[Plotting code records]
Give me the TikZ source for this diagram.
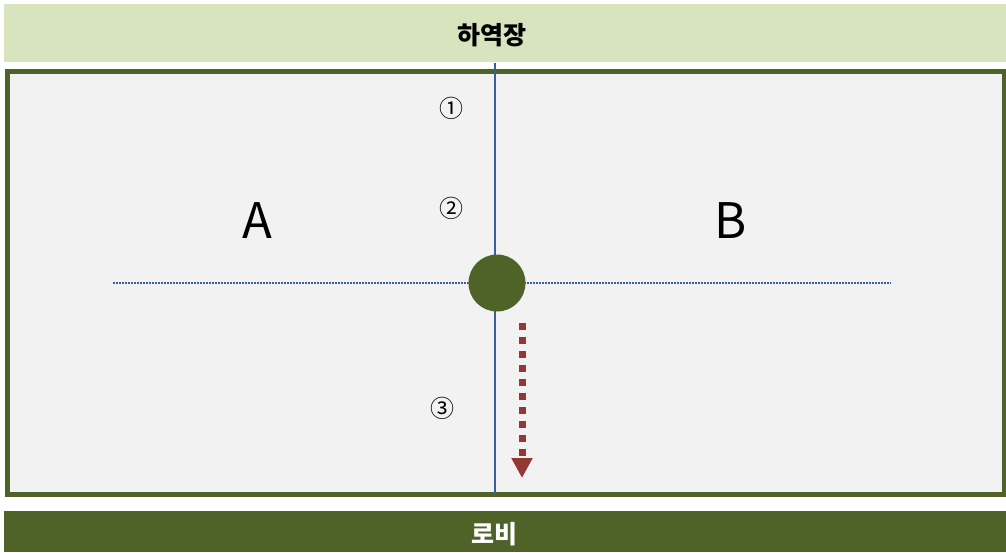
\documentclass[tikz,border=0pt]{standalone}
\usepackage{fontspec}
\setmainfont{Noto Sans CJK KR}
\usepackage{tikz}
\usetikzlibrary{arrows.meta,positioning}

\definecolor{olive}{HTML}{4F6228}
\definecolor{sage}{HTML}{D7E4BD}
\definecolor{floor}{HTML}{F2F2F2}
\definecolor{aisle}{HTML}{3A609C}
\definecolor{brick}{HTML}{953735}

\begin{document}
\begin{tikzpicture}[x=1pt,y=-1pt,
	bar/.style={rectangle,inner sep=0,minimum width=1002pt},
	zone/.style={font=\fontsize{49}{49}\selectfont},
	num/.style={font=\fontsize{24}{24}\selectfont},
	place/.style={font=\fontsize{25}{25}\selectfont\bfseries}]
\useasboundingbox (0,0) rectangle (1006,552);

\node[bar,fill=sage,minimum height=58pt] (dock) at (505,33) {};
\node[bar,fill=olive,minimum height=41pt] (lobby) at (505,531.5) {};
\node[place] (docklabel) at (492,35) {하역장};
\node[place,text=white] (lobbylabel) at (494,534) {로비};

\draw[olive,line width=5pt,fill=floor] (7.5,71.5) rectangle (1004,494.5);

\coordinate (top) at (495,63);
\coordinate (bottom) at (495,494);
\coordinate (west) at (113,283);
\coordinate (east) at (891,283);
\coordinate (start) at (522,323);
\coordinate (stop) at (522,478);

\draw[aisle,line width=1.5pt,dash pattern=on 2pt off 1pt] (west) -- (east);
\draw[aisle,line width=2pt] (top) -- (bottom);
\node[circle,fill=olive,minimum size=57pt,inner sep=0] (pivot) at (497,283) {};
\draw[brick,line width=7pt,dash pattern=on 7pt off 7pt,
	-{Triangle[width=20pt,length=20pt]}] (start) -- (stop);

\node[zone] (A) at (257,221) {A};
\node[zone] (B) at (731,221) {B};
\node[num] (n1) at (451,108) {①};
\node[num] (n2) at (451,208) {②};
\node[num] (n3) at (442,408) {③};
\end{tikzpicture}
\end{document}
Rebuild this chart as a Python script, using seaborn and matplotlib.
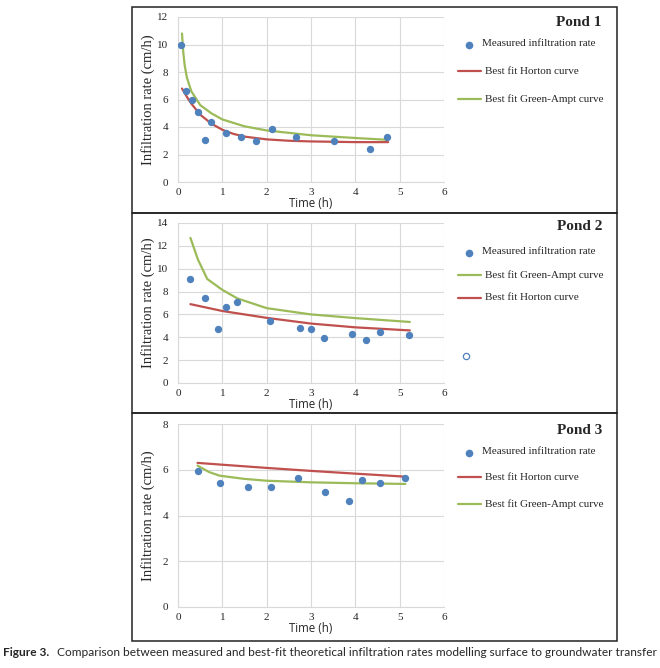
import numpy as np
import pandas as pd
import matplotlib.pyplot as plt
import seaborn as sns
from matplotlib.patches import Rectangle
from matplotlib.lines import Line2D

# pond 1
p1_t = [0.075, 0.19, 0.31, 0.44, 0.61, 0.74, 1.09, 1.42, 1.75, 2.13, 2.67, 3.52, 4.34, 4.72]
p1_f = [10.0, 6.6, 6.0, 5.1, 3.05, 4.4, 3.6, 3.3, 3.0, 3.85, 3.25, 3.0, 2.4, 3.3]
p1_hort_t = [0.09, 0.2, 0.3, 0.5, 0.75, 1.0, 1.25, 1.5, 2.0, 2.5, 3.0, 4.0, 4.74]
p1_hort_f = [6.8, 6.2, 5.7, 4.9, 4.25, 3.8, 3.5, 3.3, 3.1, 3.0, 2.95, 2.9, 2.9]
p1_ga_t = [0.09, 0.12, 0.15, 0.2, 0.3, 0.5, 0.75, 1.0, 1.5, 2.0, 3.0, 4.0, 4.72]
p1_ga_f = [10.8, 9.4, 8.5, 7.6, 6.6, 5.6, 5.0, 4.55, 4.05, 3.75, 3.4, 3.2, 3.07]

# pond 2
p2_t = [0.28, 0.62, 0.91, 1.09, 1.34, 2.08, 2.75, 3.01, 3.30, 3.92, 4.25, 4.55, 5.22]
p2_f = [9.1, 7.45, 4.75, 6.65, 7.05, 5.4, 4.85, 4.75, 3.9, 4.25, 3.8, 4.5, 4.2]
p2_ga_t = [0.28, 0.45, 0.66, 1.0, 1.34, 2.0, 3.0, 4.0, 5.23]
p2_ga_f = [12.7, 10.8, 9.1, 8.15, 7.4, 6.55, 6.0, 5.68, 5.34]
p2_hort_t = [0.28, 1.0, 2.0, 3.0, 4.0, 5.23]
p2_hort_f = [6.9, 6.3, 5.7, 5.2, 4.87, 4.6]

# pond 3
p3_t = [0.44, 0.94, 1.57, 2.09, 2.71, 3.31, 3.85, 4.15, 4.55, 5.11]
p3_f = [5.93, 5.44, 5.23, 5.23, 5.63, 5.04, 4.64, 5.54, 5.44, 5.63]
p3_hort_t = [0.44, 1.0, 2.0, 3.0, 4.0, 5.11]
p3_hort_f = [6.3, 6.22, 6.08, 5.95, 5.83, 5.7]
p3_ga_t = [0.44, 0.7, 0.94, 1.5, 2.0, 3.0, 4.0, 5.13]
p3_ga_f = [6.18, 5.9, 5.74, 5.6, 5.52, 5.45, 5.41, 5.38]

sns.set_style("whitegrid", {"grid.color": "#d9d9d9", "axes.edgecolor": "#d9d9d9"})
plt.rcParams['font.family'] = ['Liberation Serif', 'DejaVu Serif']

W, H = 660, 668
fig = plt.figure(figsize=(6.6, 6.68), dpi=100)

BLUE = "#4f81bd"
RED = "#c0504d"
GREEN = "#9bbb59"


def px_axes(left, top, right, bottom):
    return fig.add_axes([left / W, 1 - bottom / H, (right - left) / W, (bottom - top) / H])


def draw(ax, t, f, curves, ym):
    sns.scatterplot(x=t, y=f, ax=ax, color=BLUE, s=28, edgecolor=BLUE, linewidth=0, zorder=3)
    for ct, cf, col in curves:
        sns.lineplot(x=ct, y=cf, ax=ax, color=col, linewidth=1.6, zorder=2)
    ax.set_xlim(0, 6)
    ax.set_ylim(0, ym)
    ax.set_xticks(range(0, 7))
    ax.set_yticks(range(0, ym + 1, 2))
    ax.tick_params(labelsize=8, length=0)
    ax.tick_params(axis="y", pad=7)
    ax.tick_params(axis="x", pad=4)
    ax.set_xlabel("Time (h)", family=["Open Sans", "DejaVu Sans"], fontsize=8.3, labelpad=0)
    ax.set_ylabel("Infiltration rate (cm/h)", fontsize=10.5)
    ax.yaxis.set_label_coords(-23 / 266, 0.5)
    ax.spines['top'].set_visible(False)
    ax.spines['right'].set_visible(False)


ax1 = px_axes(178, 17, 444, 182)
draw(ax1, p1_t, p1_f, [(p1_hort_t, p1_hort_f, RED), (p1_ga_t, p1_ga_f, GREEN)], 12)
ax2 = px_axes(178, 223, 444, 383)
draw(ax2, p2_t, p2_f, [(p2_hort_t, p2_hort_f, RED), (p2_ga_t, p2_ga_f, GREEN)], 14)
ax3 = px_axes(178, 424, 444, 607)
draw(ax3, p3_t, p3_f, [(p3_hort_t, p3_hort_f, RED), (p3_ga_t, p3_ga_f, GREEN)], 8)

# overlay in pixel coords for boxes and legends
ov = fig.add_axes([0, 0, 1, 1], zorder=-1)
ov.set_xlim(0, W)
ov.set_ylim(H, 0)
ov.axis("off")
for top, bot in [(7, 213), (213, 413), (413, 641)]:
    ov.add_patch(Rectangle((132, top), 617 - 132, bot - top, fill=False, edgecolor="#222222", linewidth=1.1))

ov2 = fig.add_axes([0, 0, 1, 1], zorder=5)
ov2.set_xlim(0, W)
ov2.set_ylim(H, 0)
ov2.axis("off")
ov2.patch.set_alpha(0)

legends = [
    ("Pond 1", 22, [("m", 43, "Measured infiltration rate"), (RED, 71, "Best fit Horton curve"),
                    (GREEN, 99, "Best fit Green-Ampt curve")]),
    ("Pond 2", 227, [("m", 251, "Measured infiltration rate"), (GREEN, 275, "Best fit Green-Ampt curve"),
                     (RED, 298, "Best fit Horton curve")]),
    ("Pond 3", 430, [("m", 451, "Measured infiltration rate"), (RED, 477, "Best fit Horton curve"),
                     (GREEN, 504, "Best fit Green-Ampt curve")]),
]
for title, ty, entries in legends:
    ov2.text(602, ty, title, ha="right", va="center", fontsize=11, fontweight="bold")
    for kind, y, label in entries:
        if kind == "m":
            ov2.plot([469], [y + 2], "o", color=BLUE, markersize=4.5)
            ov2.text(482, y, label, va="center", fontsize=8)
        else:
            ov2.add_line(Line2D([458, 481], [y, y], color=kind, linewidth=1.6))
            ov2.text(485, y, label, va="center", fontsize=8)
ov2.plot([466], [356], "o", mfc="white", mec=BLUE, markersize=4.5, mew=0.9)

cap_font = ["Lato", "DejaVu Sans"]
fig.text(3 / W, 1 - 652 / H, "Figure 3.", fontweight="bold", fontsize=8.6,
         family=cap_font, va="center")
fig.text(57 / W, 1 - 652 / H,
         "Comparison between measured and best-fit theoretical infiltration rates modelling surface to groundwater transfer",
         fontsize=8.6, family=cap_font, va="center")

fig.savefig("out.png", dpi=100)
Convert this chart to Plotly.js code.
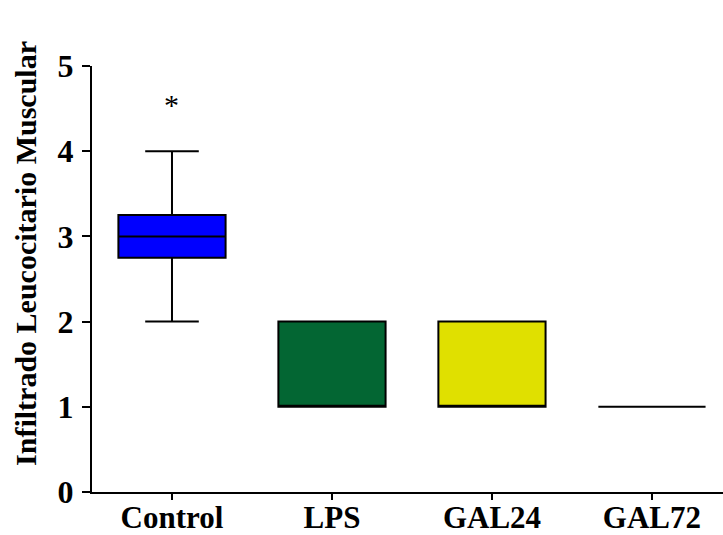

* **What you will do**
Make an exact copy of the lines from the one containing "Rebuild this chart" to the one containing "3.4, 3.2, 3.07]", keeping both and leaving out every picture.

* **Expected output**
Rebuild this chart as a Python script, using seaborn and matplotlib.
import numpy as np
import pandas as pd
import matplotlib.pyplot as plt
import seaborn as sns
from matplotlib.patches import Rectangle
from matplotlib.lines import Line2D

# pond 1
p1_t = [0.075, 0.19, 0.31, 0.44, 0.61, 0.74, 1.09, 1.42, 1.75, 2.13, 2.67, 3.52, 4.34, 4.72]
p1_f = [10.0, 6.6, 6.0, 5.1, 3.05, 4.4, 3.6, 3.3, 3.0, 3.85, 3.25, 3.0, 2.4, 3.3]
p1_hort_t = [0.09, 0.2, 0.3, 0.5, 0.75, 1.0, 1.25, 1.5, 2.0, 2.5, 3.0, 4.0, 4.74]
p1_hort_f = [6.8, 6.2, 5.7, 4.9, 4.25, 3.8, 3.5, 3.3, 3.1, 3.0, 2.95, 2.9, 2.9]
p1_ga_t = [0.09, 0.12, 0.15, 0.2, 0.3, 0.5, 0.75, 1.0, 1.5, 2.0, 3.0, 4.0, 4.72]
p1_ga_f = [10.8, 9.4, 8.5, 7.6, 6.6, 5.6, 5.0, 4.55, 4.05, 3.75, 3.4, 3.2, 3.07]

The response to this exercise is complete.